#### [Brief]
Make an exact copy of all the data.

######

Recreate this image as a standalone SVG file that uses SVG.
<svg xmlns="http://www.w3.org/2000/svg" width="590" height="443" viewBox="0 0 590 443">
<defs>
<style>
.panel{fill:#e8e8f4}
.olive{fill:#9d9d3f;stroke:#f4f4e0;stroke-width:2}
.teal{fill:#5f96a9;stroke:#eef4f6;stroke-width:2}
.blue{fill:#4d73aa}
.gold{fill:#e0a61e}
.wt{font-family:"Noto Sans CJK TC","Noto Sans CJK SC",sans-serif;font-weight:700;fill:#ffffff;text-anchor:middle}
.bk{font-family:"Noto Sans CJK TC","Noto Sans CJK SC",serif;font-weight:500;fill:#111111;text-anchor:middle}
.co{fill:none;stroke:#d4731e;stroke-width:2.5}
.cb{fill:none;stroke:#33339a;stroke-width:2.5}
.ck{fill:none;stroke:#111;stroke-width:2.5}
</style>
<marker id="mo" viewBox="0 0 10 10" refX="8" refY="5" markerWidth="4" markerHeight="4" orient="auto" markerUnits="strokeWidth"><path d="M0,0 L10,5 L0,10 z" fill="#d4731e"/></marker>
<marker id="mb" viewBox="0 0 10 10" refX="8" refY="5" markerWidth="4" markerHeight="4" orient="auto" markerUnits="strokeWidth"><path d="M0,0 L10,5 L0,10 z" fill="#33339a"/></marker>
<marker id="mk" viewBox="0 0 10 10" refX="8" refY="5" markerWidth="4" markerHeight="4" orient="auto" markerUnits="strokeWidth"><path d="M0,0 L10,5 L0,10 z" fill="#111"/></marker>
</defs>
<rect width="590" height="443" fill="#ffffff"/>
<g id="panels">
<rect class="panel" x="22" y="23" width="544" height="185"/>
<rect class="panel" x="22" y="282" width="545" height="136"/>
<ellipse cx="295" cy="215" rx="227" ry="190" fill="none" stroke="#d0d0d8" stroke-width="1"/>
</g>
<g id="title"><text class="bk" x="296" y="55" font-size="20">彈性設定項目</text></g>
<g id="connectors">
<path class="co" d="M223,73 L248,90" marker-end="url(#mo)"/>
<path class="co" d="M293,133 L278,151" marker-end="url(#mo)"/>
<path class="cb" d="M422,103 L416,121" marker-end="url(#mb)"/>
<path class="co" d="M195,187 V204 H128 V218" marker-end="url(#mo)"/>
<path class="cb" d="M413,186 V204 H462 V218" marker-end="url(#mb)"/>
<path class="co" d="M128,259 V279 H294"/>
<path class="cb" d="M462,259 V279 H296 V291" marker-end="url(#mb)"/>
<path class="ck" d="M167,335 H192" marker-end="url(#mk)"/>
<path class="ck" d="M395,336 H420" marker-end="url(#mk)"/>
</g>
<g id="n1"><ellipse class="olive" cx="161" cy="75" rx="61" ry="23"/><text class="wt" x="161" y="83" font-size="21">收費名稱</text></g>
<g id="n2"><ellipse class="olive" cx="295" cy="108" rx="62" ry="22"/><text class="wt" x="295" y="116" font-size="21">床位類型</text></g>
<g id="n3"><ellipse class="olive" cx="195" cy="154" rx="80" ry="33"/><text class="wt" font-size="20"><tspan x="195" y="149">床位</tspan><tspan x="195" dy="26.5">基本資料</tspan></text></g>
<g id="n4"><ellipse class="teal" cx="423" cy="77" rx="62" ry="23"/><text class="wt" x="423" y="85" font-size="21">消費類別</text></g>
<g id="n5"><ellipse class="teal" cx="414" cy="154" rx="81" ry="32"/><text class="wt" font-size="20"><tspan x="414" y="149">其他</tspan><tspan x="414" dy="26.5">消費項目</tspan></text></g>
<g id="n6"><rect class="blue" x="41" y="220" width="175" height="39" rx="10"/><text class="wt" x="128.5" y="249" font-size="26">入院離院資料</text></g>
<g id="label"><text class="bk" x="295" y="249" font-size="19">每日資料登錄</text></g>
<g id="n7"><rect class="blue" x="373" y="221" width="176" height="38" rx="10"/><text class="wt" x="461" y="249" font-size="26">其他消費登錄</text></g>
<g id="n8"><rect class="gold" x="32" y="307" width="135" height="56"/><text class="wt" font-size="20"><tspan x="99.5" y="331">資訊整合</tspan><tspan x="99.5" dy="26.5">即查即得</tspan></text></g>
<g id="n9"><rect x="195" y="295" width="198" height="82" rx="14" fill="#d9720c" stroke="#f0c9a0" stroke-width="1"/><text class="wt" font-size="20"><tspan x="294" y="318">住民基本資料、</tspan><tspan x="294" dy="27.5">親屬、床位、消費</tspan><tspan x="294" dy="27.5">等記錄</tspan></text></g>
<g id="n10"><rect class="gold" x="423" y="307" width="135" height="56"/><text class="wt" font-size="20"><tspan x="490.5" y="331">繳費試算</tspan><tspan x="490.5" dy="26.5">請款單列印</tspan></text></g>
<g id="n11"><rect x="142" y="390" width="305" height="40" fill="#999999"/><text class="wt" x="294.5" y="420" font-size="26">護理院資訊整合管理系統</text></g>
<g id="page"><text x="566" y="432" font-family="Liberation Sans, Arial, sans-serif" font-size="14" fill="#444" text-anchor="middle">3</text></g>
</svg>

######

#### [Exercise solution]
Recreate this image as a standalone SVG file that uses SVG.
<svg xmlns="http://www.w3.org/2000/svg" width="590" height="443" viewBox="0 0 590 443">
<defs>
<style>
.panel{fill:#e8e8f4}
.olive{fill:#9d9d3f;stroke:#f4f4e0;stroke-width:2}
.teal{fill:#5f96a9;stroke:#eef4f6;stroke-width:2}
.blue{fill:#4d73aa}
.gold{fill:#e0a61e}
.wt{font-family:"Noto Sans CJK TC","Noto Sans CJK SC",sans-serif;font-weight:700;fill:#ffffff;text-anchor:middle}
.bk{font-family:"Noto Sans CJK TC","Noto Sans CJK SC",serif;font-weight:500;fill:#111111;text-anchor:middle}
.co{fill:none;stroke:#d4731e;stroke-width:2.5}
.cb{fill:none;stroke:#33339a;stroke-width:2.5}
.ck{fill:none;stroke:#111;stroke-width:2.5}
</style>
<marker id="mo" viewBox="0 0 10 10" refX="8" refY="5" markerWidth="4" markerHeight="4" orient="auto" markerUnits="strokeWidth"><path d="M0,0 L10,5 L0,10 z" fill="#d4731e"/></marker>
<marker id="mb" viewBox="0 0 10 10" refX="8" refY="5" markerWidth="4" markerHeight="4" orient="auto" markerUnits="strokeWidth"><path d="M0,0 L10,5 L0,10 z" fill="#33339a"/></marker>
<marker id="mk" viewBox="0 0 10 10" refX="8" refY="5" markerWidth="4" markerHeight="4" orient="auto" markerUnits="strokeWidth"><path d="M0,0 L10,5 L0,10 z" fill="#111"/></marker>
</defs>
<rect width="590" height="443" fill="#ffffff"/>
<g id="panels">
<rect class="panel" x="22" y="23" width="544" height="185"/>
<rect class="panel" x="22" y="282" width="545" height="136"/>
<ellipse cx="295" cy="215" rx="227" ry="190" fill="none" stroke="#d0d0d8" stroke-width="1"/>
</g>
<g id="title"><text class="bk" x="296" y="55" font-size="20">彈性設定項目</text></g>
<g id="connectors">
<path class="co" d="M223,73 L248,90" marker-end="url(#mo)"/>
<path class="co" d="M293,133 L278,151" marker-end="url(#mo)"/>
<path class="cb" d="M422,103 L416,121" marker-end="url(#mb)"/>
<path class="co" d="M195,187 V204 H128 V218" marker-end="url(#mo)"/>
<path class="cb" d="M413,186 V204 H462 V218" marker-end="url(#mb)"/>
<path class="co" d="M128,259 V279 H294"/>
<path class="cb" d="M462,259 V279 H296 V291" marker-end="url(#mb)"/>
<path class="ck" d="M167,335 H192" marker-end="url(#mk)"/>
<path class="ck" d="M395,336 H420" marker-end="url(#mk)"/>
</g>
<g id="n1"><ellipse class="olive" cx="161" cy="75" rx="61" ry="23"/><text class="wt" x="161" y="83" font-size="21">收費名稱</text></g>
<g id="n2"><ellipse class="olive" cx="295" cy="108" rx="62" ry="22"/><text class="wt" x="295" y="116" font-size="21">床位類型</text></g>
<g id="n3"><ellipse class="olive" cx="195" cy="154" rx="80" ry="33"/><text class="wt" font-size="20"><tspan x="195" y="149">床位</tspan><tspan x="195" dy="26.5">基本資料</tspan></text></g>
<g id="n4"><ellipse class="teal" cx="423" cy="77" rx="62" ry="23"/><text class="wt" x="423" y="85" font-size="21">消費類別</text></g>
<g id="n5"><ellipse class="teal" cx="414" cy="154" rx="81" ry="32"/><text class="wt" font-size="20"><tspan x="414" y="149">其他</tspan><tspan x="414" dy="26.5">消費項目</tspan></text></g>
<g id="n6"><rect class="blue" x="41" y="220" width="175" height="39" rx="10"/><text class="wt" x="128.5" y="249" font-size="26">入院離院資料</text></g>
<g id="label"><text class="bk" x="295" y="249" font-size="19">每日資料登錄</text></g>
<g id="n7"><rect class="blue" x="373" y="221" width="176" height="38" rx="10"/><text class="wt" x="461" y="249" font-size="26">其他消費登錄</text></g>
<g id="n8"><rect class="gold" x="32" y="307" width="135" height="56"/><text class="wt" font-size="20"><tspan x="99.5" y="331">資訊整合</tspan><tspan x="99.5" dy="26.5">即查即得</tspan></text></g>
<g id="n9"><rect x="195" y="295" width="198" height="82" rx="14" fill="#d9720c" stroke="#f0c9a0" stroke-width="1"/><text class="wt" font-size="20"><tspan x="294" y="318">住民基本資料、</tspan><tspan x="294" dy="27.5">親屬、床位、消費</tspan><tspan x="294" dy="27.5">等記錄</tspan></text></g>
<g id="n10"><rect class="gold" x="423" y="307" width="135" height="56"/><text class="wt" font-size="20"><tspan x="490.5" y="331">繳費試算</tspan><tspan x="490.5" dy="26.5">請款單列印</tspan></text></g>
<g id="n11"><rect x="142" y="390" width="305" height="40" fill="#999999"/><text class="wt" x="294.5" y="420" font-size="26">護理院資訊整合管理系統</text></g>
<g id="page"><text x="566" y="432" font-family="Liberation Sans, Arial, sans-serif" font-size="14" fill="#444" text-anchor="middle">3</text></g>
</svg>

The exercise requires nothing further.